■ Brief ■
Copy all lines holding the word "with" from the entries.

■ Dataset content ■
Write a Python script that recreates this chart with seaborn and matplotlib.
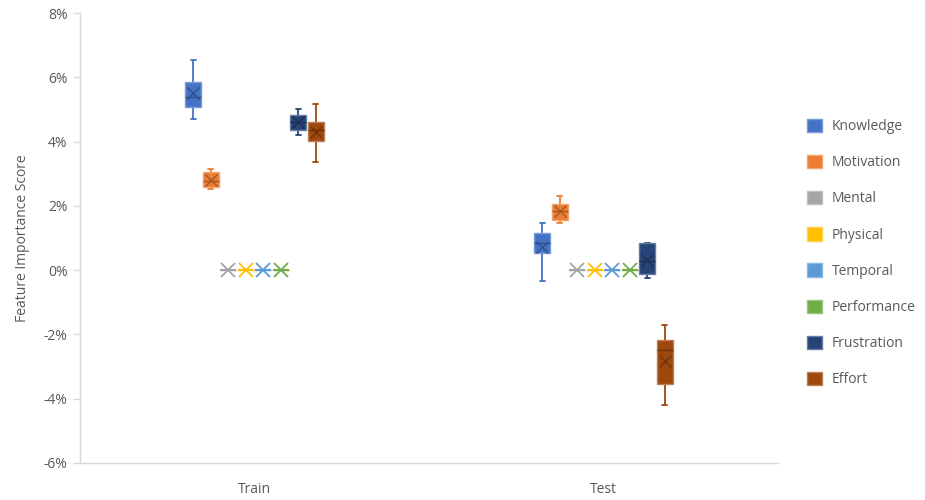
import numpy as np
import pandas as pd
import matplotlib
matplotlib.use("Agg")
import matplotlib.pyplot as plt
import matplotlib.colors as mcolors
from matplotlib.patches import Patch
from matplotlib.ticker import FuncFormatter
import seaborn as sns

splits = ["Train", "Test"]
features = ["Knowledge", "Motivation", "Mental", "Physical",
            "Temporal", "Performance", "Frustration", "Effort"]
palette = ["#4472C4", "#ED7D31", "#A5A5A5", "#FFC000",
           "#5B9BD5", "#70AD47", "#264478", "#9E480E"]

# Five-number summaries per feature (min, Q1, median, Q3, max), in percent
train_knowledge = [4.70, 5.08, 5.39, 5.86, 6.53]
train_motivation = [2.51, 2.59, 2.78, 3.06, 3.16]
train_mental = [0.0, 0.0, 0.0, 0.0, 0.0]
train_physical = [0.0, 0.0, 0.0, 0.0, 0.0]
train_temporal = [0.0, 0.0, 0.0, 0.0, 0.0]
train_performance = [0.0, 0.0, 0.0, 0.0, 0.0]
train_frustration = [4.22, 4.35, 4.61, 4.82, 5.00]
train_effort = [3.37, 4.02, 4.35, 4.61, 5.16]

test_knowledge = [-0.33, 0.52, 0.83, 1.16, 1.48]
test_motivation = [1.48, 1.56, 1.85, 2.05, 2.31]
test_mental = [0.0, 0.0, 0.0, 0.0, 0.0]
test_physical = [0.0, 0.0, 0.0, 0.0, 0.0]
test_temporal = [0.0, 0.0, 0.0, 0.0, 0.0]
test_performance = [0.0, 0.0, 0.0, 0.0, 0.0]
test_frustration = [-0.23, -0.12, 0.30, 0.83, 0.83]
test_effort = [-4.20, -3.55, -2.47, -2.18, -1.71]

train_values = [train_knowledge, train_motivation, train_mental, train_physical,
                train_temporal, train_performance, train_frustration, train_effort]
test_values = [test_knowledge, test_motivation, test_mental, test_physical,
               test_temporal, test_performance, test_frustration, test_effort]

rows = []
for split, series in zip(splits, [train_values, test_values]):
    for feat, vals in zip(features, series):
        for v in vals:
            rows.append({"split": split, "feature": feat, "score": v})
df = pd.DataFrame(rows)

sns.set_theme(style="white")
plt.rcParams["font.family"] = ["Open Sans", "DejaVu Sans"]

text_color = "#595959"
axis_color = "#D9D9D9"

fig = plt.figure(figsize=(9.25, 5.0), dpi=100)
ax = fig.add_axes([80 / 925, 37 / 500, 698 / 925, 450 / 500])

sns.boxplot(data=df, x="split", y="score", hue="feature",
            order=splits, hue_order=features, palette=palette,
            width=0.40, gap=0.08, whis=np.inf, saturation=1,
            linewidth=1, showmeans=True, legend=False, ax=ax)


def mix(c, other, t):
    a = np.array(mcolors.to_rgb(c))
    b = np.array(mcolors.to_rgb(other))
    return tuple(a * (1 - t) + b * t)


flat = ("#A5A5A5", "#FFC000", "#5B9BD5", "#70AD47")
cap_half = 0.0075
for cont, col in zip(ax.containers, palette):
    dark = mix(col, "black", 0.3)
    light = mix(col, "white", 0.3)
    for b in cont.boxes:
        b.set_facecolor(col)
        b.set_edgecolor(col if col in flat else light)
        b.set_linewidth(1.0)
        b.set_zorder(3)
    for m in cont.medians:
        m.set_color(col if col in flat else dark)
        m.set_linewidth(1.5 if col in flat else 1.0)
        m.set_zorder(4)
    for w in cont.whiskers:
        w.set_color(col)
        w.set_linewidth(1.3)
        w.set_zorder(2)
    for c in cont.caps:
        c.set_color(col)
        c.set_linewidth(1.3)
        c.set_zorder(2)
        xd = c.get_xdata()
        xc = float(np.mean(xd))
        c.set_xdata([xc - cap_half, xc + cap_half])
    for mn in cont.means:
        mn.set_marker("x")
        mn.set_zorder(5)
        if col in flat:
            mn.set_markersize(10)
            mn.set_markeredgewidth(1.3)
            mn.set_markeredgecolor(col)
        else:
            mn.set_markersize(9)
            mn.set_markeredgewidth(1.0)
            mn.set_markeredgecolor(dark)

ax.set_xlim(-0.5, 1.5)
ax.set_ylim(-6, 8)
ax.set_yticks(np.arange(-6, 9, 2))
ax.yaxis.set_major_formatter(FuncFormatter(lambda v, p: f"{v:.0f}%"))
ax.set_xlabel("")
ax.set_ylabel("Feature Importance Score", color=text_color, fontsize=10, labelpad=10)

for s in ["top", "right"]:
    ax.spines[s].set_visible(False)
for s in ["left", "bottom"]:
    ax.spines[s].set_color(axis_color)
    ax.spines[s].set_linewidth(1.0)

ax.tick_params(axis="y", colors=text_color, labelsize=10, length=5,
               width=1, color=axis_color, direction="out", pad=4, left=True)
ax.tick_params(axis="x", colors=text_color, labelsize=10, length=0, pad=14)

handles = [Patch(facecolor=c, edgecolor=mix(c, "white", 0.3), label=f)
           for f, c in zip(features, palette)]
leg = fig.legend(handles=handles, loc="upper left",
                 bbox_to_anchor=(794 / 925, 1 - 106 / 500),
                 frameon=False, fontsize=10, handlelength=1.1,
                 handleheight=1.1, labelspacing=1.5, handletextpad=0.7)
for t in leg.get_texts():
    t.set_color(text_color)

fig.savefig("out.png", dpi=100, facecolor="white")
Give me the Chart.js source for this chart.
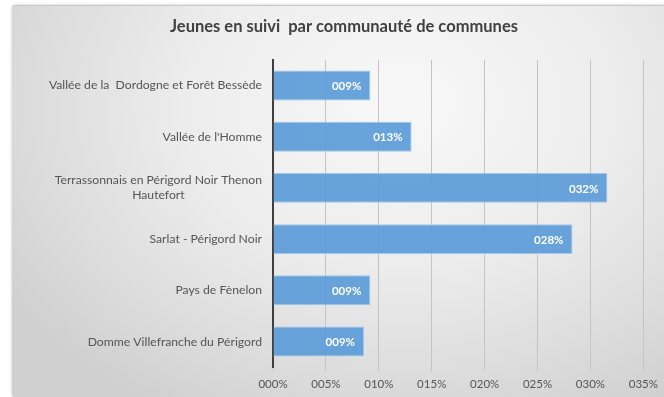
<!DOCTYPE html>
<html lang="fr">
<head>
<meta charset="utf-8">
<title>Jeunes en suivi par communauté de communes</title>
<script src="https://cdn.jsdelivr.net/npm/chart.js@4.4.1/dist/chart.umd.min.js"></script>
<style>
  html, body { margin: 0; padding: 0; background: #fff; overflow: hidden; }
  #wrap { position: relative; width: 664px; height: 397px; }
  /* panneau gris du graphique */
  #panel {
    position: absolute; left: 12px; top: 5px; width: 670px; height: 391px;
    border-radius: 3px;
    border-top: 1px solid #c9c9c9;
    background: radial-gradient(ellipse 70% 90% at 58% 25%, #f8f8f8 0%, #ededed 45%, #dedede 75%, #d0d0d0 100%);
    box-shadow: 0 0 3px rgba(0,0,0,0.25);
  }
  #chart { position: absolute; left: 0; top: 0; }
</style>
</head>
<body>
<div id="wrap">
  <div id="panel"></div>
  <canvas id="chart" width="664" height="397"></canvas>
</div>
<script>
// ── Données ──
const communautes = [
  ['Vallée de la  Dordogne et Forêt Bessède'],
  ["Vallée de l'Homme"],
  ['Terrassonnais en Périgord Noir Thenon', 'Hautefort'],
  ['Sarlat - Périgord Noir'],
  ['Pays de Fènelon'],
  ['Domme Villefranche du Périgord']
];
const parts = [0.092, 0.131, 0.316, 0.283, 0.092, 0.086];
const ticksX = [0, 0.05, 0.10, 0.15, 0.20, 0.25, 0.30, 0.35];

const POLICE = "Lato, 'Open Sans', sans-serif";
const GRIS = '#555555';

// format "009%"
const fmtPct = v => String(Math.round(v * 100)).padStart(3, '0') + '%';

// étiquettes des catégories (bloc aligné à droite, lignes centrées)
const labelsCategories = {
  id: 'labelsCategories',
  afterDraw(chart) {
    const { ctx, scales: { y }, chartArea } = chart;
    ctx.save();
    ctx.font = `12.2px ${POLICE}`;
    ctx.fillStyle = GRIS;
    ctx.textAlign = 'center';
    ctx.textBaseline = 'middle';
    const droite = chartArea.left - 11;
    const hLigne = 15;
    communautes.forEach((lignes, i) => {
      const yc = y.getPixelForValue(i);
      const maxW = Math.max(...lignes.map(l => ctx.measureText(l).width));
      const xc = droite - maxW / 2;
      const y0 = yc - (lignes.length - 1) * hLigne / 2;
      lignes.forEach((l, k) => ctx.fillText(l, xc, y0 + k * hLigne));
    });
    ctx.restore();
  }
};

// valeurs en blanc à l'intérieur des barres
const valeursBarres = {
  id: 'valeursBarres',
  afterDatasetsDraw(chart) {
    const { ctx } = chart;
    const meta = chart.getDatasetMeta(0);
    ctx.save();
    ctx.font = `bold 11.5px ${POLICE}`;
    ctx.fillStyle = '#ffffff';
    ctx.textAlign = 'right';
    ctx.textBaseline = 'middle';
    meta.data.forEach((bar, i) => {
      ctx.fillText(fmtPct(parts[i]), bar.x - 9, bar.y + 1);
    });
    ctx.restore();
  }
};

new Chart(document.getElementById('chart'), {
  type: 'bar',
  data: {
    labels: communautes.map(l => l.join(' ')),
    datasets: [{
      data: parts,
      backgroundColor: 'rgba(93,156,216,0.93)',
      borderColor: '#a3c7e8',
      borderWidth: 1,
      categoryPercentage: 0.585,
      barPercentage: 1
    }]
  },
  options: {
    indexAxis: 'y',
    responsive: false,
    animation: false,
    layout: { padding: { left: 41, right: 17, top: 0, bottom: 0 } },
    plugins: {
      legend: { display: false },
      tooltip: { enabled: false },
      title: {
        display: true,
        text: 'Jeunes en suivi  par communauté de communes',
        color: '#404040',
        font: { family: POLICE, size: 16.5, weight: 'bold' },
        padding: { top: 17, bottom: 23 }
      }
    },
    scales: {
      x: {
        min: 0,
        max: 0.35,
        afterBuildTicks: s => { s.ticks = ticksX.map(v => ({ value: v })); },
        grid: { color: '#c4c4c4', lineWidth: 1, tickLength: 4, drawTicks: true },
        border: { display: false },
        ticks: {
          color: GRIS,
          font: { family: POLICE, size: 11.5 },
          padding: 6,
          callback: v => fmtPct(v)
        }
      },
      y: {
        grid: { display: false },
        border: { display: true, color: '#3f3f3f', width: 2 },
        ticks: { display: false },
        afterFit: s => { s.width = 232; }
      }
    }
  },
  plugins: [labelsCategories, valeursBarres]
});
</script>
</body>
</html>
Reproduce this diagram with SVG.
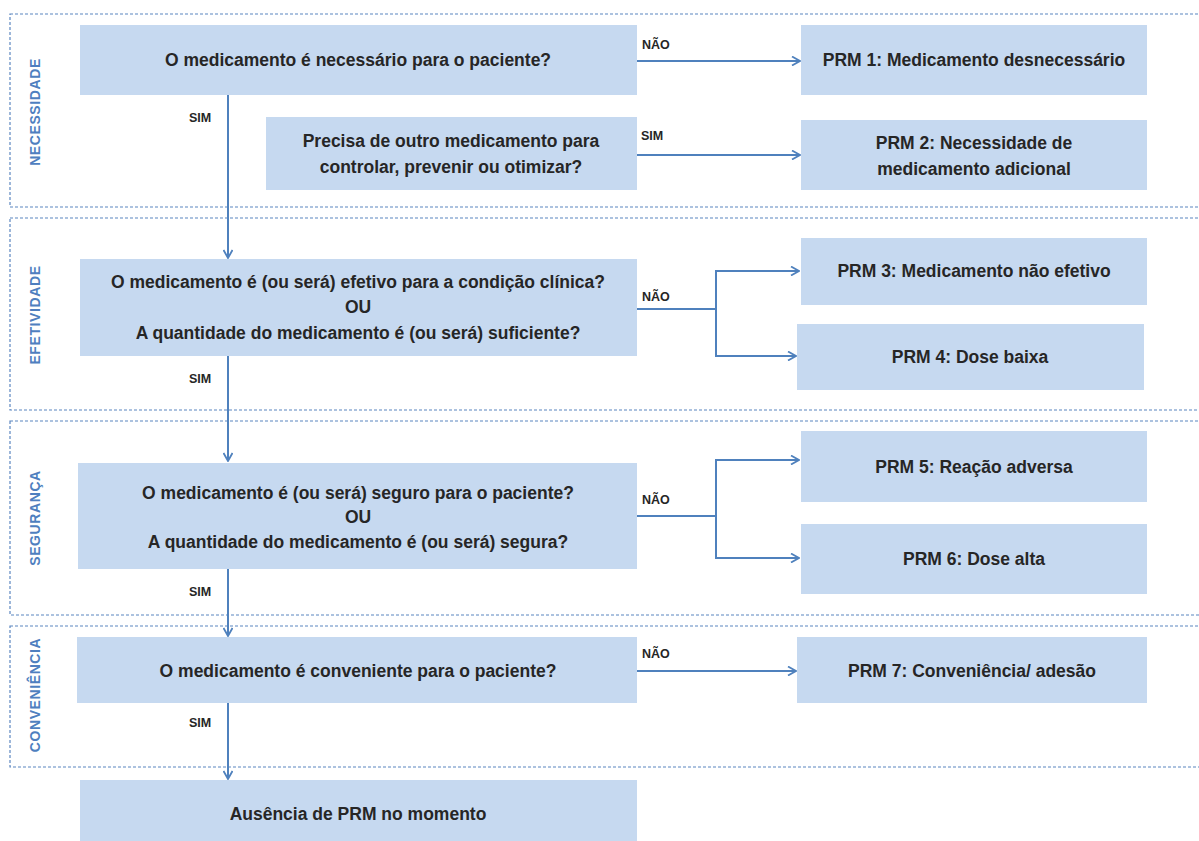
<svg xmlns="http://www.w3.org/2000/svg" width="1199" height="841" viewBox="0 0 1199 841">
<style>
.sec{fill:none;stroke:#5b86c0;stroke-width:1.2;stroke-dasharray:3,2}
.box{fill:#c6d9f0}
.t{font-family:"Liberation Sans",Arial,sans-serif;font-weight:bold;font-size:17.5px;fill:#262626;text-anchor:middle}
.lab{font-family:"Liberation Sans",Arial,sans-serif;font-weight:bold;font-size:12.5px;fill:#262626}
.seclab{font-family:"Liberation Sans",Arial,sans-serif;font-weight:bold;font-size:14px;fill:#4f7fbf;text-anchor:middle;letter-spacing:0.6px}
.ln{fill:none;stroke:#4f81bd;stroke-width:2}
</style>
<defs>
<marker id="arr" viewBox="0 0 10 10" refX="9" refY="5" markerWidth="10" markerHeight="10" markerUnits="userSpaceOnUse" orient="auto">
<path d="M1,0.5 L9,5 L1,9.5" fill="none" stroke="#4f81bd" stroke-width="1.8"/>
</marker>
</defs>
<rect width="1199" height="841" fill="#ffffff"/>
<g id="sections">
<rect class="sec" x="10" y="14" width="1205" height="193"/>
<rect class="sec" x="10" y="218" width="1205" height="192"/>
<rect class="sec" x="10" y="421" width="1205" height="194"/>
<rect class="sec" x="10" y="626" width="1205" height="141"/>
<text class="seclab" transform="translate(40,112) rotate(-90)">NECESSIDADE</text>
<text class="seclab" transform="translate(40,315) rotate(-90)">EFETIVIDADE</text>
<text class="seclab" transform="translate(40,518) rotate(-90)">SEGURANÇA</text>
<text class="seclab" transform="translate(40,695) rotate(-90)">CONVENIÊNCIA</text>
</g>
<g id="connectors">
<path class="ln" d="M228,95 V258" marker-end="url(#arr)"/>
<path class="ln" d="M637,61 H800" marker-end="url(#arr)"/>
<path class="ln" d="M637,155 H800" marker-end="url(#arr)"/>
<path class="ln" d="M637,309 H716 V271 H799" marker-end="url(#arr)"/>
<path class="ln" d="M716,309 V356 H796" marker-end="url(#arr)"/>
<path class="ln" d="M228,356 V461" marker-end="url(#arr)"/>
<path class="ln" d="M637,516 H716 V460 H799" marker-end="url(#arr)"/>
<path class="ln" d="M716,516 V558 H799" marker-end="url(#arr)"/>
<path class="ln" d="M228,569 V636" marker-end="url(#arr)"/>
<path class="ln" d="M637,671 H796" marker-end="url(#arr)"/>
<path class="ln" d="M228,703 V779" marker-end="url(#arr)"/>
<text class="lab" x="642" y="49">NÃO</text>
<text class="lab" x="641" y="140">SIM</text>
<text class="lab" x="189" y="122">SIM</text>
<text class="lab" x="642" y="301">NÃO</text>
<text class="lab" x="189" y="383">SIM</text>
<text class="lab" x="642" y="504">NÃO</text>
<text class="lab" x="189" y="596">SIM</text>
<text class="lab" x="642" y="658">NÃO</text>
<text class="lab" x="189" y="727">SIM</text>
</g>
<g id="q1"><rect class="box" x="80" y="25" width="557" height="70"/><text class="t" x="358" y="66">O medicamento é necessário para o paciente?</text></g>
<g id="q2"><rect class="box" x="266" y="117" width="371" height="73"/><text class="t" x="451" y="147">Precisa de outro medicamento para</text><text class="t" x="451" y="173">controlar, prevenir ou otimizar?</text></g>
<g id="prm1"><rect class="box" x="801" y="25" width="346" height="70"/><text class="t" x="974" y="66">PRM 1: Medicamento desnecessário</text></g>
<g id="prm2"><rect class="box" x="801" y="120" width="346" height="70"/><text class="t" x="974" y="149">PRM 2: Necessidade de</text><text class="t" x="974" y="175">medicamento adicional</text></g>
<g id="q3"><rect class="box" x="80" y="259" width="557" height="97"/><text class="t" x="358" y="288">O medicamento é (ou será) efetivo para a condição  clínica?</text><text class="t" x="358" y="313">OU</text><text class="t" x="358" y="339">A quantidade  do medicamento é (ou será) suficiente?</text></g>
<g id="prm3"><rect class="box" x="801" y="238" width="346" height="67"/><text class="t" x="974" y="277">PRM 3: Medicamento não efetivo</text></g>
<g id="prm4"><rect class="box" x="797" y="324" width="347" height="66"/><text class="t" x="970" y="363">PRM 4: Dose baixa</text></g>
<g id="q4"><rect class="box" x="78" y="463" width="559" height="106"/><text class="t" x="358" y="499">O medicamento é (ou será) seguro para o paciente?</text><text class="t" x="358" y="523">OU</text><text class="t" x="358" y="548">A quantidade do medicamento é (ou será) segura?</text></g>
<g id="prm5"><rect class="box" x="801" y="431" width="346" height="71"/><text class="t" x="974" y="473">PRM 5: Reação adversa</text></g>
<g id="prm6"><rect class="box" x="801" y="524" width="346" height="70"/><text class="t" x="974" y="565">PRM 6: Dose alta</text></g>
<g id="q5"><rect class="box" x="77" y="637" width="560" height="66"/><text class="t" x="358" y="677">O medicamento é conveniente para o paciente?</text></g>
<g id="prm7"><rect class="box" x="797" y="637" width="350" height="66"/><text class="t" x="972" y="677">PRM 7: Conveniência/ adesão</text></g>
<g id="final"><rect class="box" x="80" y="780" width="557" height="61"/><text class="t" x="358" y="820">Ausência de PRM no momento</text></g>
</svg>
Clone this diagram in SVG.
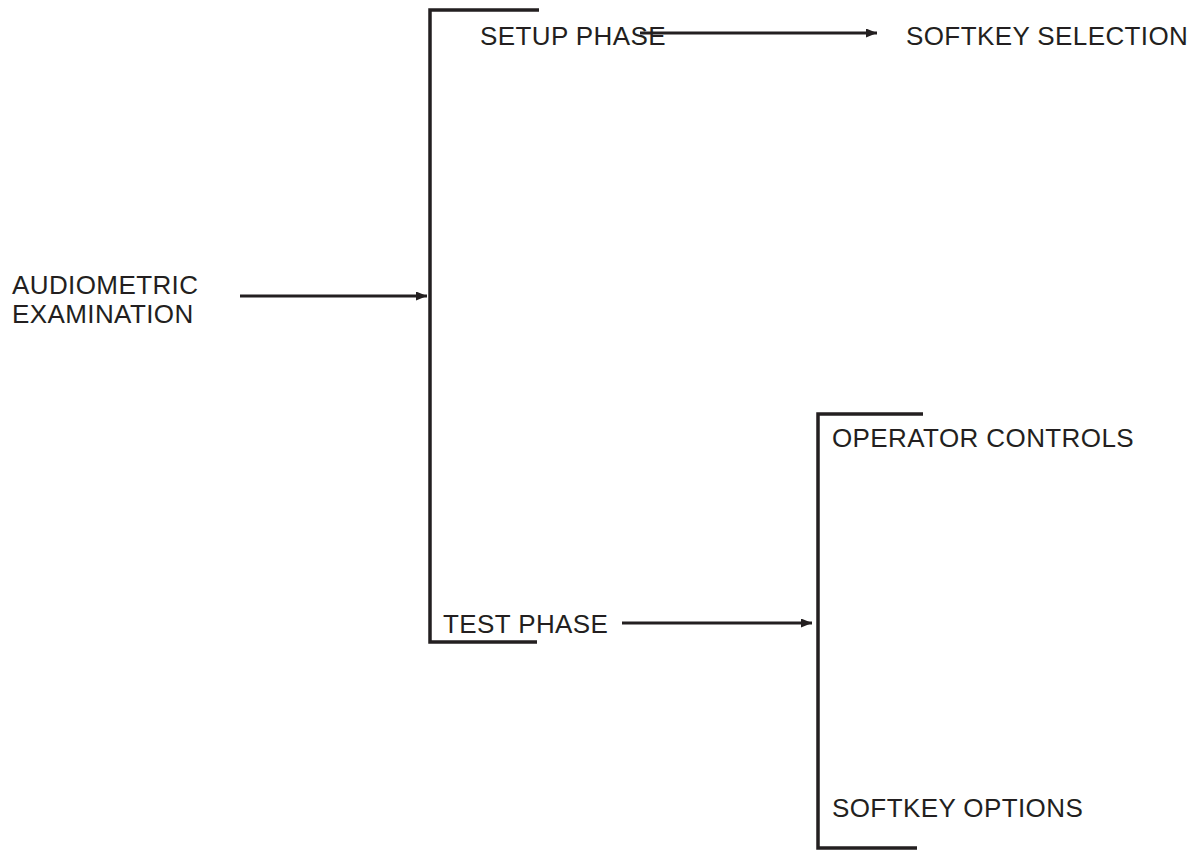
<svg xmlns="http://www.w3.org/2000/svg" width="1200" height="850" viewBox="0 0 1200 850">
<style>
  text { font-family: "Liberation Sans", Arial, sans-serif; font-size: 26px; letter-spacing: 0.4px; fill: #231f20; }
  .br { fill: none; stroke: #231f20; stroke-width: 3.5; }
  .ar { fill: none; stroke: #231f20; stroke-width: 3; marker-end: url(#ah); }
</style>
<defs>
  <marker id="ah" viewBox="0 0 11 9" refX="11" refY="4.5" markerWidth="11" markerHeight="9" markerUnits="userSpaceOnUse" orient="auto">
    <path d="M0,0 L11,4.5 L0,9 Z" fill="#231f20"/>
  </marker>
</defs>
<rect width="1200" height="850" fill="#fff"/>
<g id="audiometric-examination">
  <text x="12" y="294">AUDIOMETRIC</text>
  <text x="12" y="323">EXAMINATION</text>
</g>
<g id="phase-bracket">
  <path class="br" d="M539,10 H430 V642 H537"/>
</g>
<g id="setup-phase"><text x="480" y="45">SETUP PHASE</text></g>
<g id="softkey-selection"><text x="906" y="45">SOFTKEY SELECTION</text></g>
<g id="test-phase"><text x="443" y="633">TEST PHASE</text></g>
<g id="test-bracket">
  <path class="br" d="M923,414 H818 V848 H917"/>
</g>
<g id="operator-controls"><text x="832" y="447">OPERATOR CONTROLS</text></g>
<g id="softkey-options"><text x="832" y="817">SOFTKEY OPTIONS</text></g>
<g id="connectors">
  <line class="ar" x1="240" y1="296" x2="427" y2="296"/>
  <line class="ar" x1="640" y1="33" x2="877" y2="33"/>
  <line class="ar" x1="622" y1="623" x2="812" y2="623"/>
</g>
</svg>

■ Response to this task ■
Write a Python script that recreates this chart with seaborn and matplotlib.
Reproduce this diagram with SVG.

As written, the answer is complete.